Inko used to allow you to write code such as this:

impl Array {
  fn foo(...) if T: SomeTrait { ... }
}

This was removed in favour of moving the if to the impl as a whole, rather than a specific method. For traits this can lead to a problem where a method can't be defined in the trait if it needs more requirements than the trait as a whole. The prime example of this is String.join: it requires an iterator that yields ToString values, but we can't express that in the definition of the Iter trait. This inconsistency is a bit odd, especially given to_array is defined on the Iter trait. If we were to allow if on methods again, join would just be an instance method on Iter with the signature fn pub move join(with: String) -> String if T: ToString { ... }.

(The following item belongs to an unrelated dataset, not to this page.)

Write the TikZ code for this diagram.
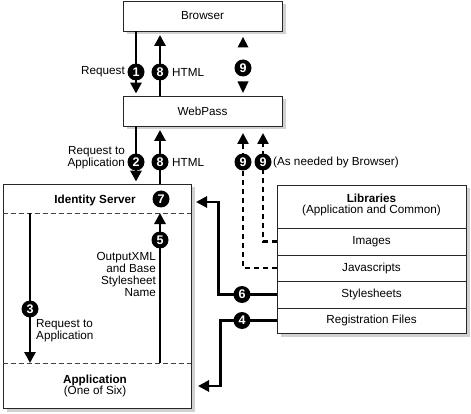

Implementation wise, if a method in a trait were to specify any type parameter bounds, and so does the implementation of the trait, then the final bounds are the union of the two. Duplicate requirements are ignored as to allow code such as this:

trait Foo[T] {
  fn whatever if T: Bla { ... }
}

class Bar[B] { ... }

impl Foo for Bar if B: Bla + Quix {
  fn whatever { ... }
}

If the implemented method doesn't specify any bounds, it inherits them from the trait, meaning you can't remove bounds. If an if is specified, then the bounds are the result of the union of the method definition in the trait, the bounds of the impl, and the bounds of the method implementation:

trait Foo[T] {
  fn whatever if T: A { ... }
}

class Bar[T] { ... }

impl Foo for Bar if T: B {
  fn whatever if T: C { ... }
}

Here Bar.whatever has the bounds T: A + B + C.